By the 20th century, the gold standard was facing increasing challenges. During World War I, many countries suspended the gold standard in order to print more money to finance the war effort. This marked the beginning of the system’s decline. After the war, some countries attempted to return to the gold standard, but the system was never fully restored.

The United States, for example, abandoned the gold standard during the Great Depression. In 1933, President Franklin D. Roosevelt took the United States off the gold standard to combat the economic crisis. The U.S. dollar was no longer directly convertible into gold, and the country moved to a fiat currency system.

The final blow to the gold standard came in 1971, when President Richard Nixon officially suspended the convertibility of the U.S. dollar into gold. This marked the end of the Bretton Woods system, which had pegged the dollar to gold. From that point on, most of the world’s currencies were no longer tied to a physical commodity, and the global economy shifted to a system of fiat money.

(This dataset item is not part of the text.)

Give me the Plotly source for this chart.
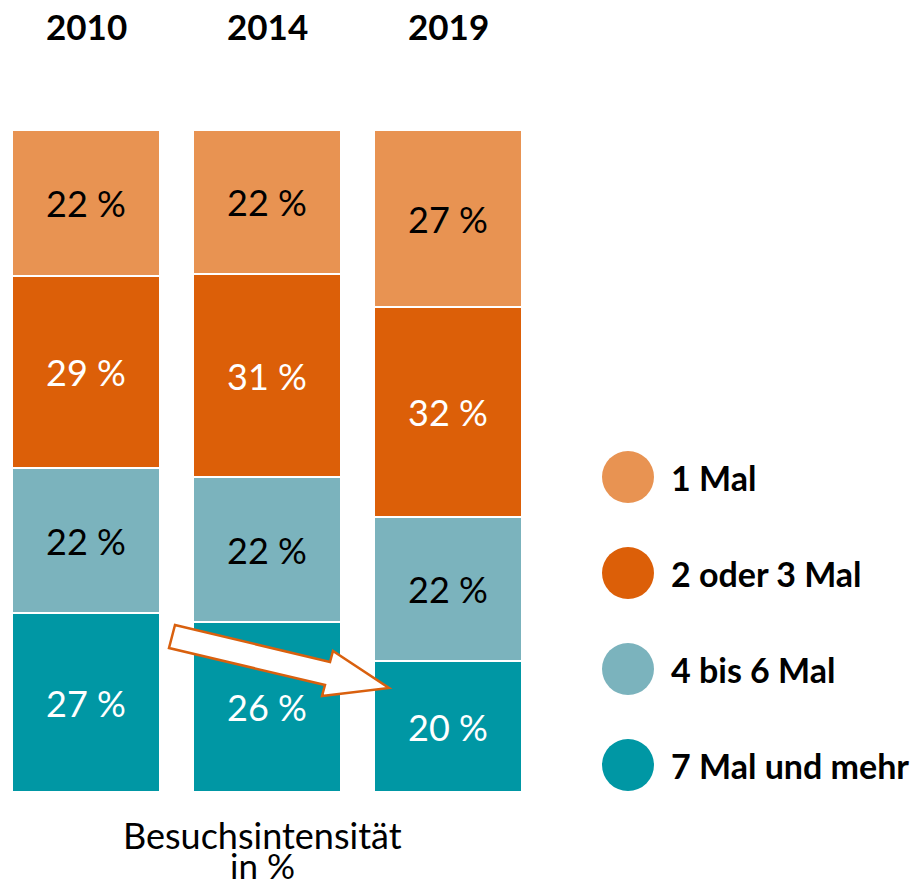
import plotly.graph_objects as go

years = ["2010", "2014", "2019"]
categories = ["7 Mal und mehr", "4 bis 6 Mal", "2 oder 3 Mal", "1 Mal"]
values = {
    "7 Mal und mehr": [27, 26, 20],
    "4 bis 6 Mal": [22, 22, 22],
    "2 oder 3 Mal": [29, 31, 32],
    "1 Mal": [22, 22, 27],
}
colors = {
    "7 Mal und mehr": "#0097A4",
    "4 bis 6 Mal": "#7BB3BD",
    "2 oder 3 Mal": "#DC5F08",
    "1 Mal": "#E89352",
}
text_colors = {
    "7 Mal und mehr": "white",
    "4 bis 6 Mal": "black",
    "2 oder 3 Mal": "white",
    "1 Mal": "black",
}
legend_order = ["1 Mal", "2 oder 3 Mal", "4 bis 6 Mal", "7 Mal und mehr"]

FONT = "Lato"
W, H = 921, 887
xpos = list(range(len(years)))

fig = go.Figure()
for cat in categories:
    fig.add_trace(go.Bar(
        x=xpos, y=values[cat], name=cat,
        marker=dict(color=colors[cat], line=dict(color="white", width=2)),
        width=0.818,
        text=[f"{v} %" for v in values[cat]],
        textposition="inside", insidetextanchor="middle",
        textfont=dict(family=FONT, size=36, color=text_colors[cat]),
        showlegend=False, hoverinfo="skip",
    ))

# custom legend (circles) on a pixel overlay axis
leg_y = [477 + 96 * i for i in range(len(legend_order))]
fig.add_trace(go.Scatter(
    x=[628] * len(legend_order), y=leg_y, mode="markers",
    marker=dict(size=52, color=[colors[c] for c in legend_order]),
    xaxis="x2", yaxis="y2", showlegend=False, hoverinfo="skip",
))
for c, yy in zip(legend_order, leg_y):
    fig.add_annotation(x=669, y=yy, xref="x2", yref="y2", text=f"<b>{c}</b>",
                       showarrow=False, xanchor="left", yanchor="middle",
                       font=dict(family=FONT, size=34, color="black"))

# year headers
for i, yr in enumerate(years):
    fig.add_annotation(x=i, y=26, xref="x", yref="y2", text=f"<b>{yr}</b>",
                       showarrow=False, xanchor="center", yanchor="middle",
                       font=dict(family=FONT, size=35, color="black"))

# axis title
fig.add_annotation(x=262, y=835, xref="x2", yref="y2", text="Besuchsintensität",
                   showarrow=False, xanchor="center", yanchor="middle",
                   font=dict(family=FONT, size=36, color="black"))
fig.add_annotation(x=262, y=865, xref="x2", yref="y2", text="in %",
                   showarrow=False, xanchor="center", yanchor="middle",
                   font=dict(family=FONT, size=35, color="black"))

# trend arrow
fig.add_shape(type="path", xref="x2", yref="y2",
              path="M175,625 L330,662 L333,651 L389,688 L322,696 L325,685 L169,648 Z",
              fillcolor="white", line=dict(color="#D9600E", width=2.5), layer="above")

cx0 = 86
fig.update_layout(
    width=W, height=H, margin=dict(l=0, r=0, t=0, b=0),
    paper_bgcolor="white", plot_bgcolor="rgba(0,0,0,0)",
    barmode="stack", barnorm="percent", bargap=0,
    xaxis=dict(domain=[0, 0.6], range=[-cx0 / 181, (0.6 * W - cx0) / 181],
               visible=False, fixedrange=True),
    yaxis=dict(domain=[1 - 792 / H, 1 - 130 / H], range=[0, 100],
               visible=False, fixedrange=True),
    xaxis2=dict(domain=[0, 1], range=[0, W], visible=False, anchor="y2", fixedrange=True),
    yaxis2=dict(domain=[0, 1], range=[H, 0], visible=False, anchor="x2", fixedrange=True),
    font=dict(family=FONT),
)

fig.write_html("out.html", config={"displayModeBar": False},
               post_script="document.body.style.margin='0px';")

The Legacy of the Gold Standard

The gold standard played a crucial role in shaping the financial systems of the 19th and early 20th centuries. While it provided stability, trust, and limited inflation, it also created economic rigidity and limited the flexibility of governments to respond to financial crises. Ultimately, the system proved unsustainable in the modern world, leading to its abandonment in favor of fiat currencies.

Despite its decline, the gold standard continues to be a topic of interest and debate among economists, policymakers, and investors. Some argue that returning to the gold standard could help to stabilize the global economy and reduce the risks of inflation and currency devaluation. However, others point to the system’s inherent limitations and argue that a modern monetary system that allows for greater flexibility is better suited to today’s complex global economy.

Whether or not the gold standard will ever return remains uncertain, but its legacy is undeniable. It paved the way for the development of modern financial systems and continues to influence the way we think about money, value, and economic stability.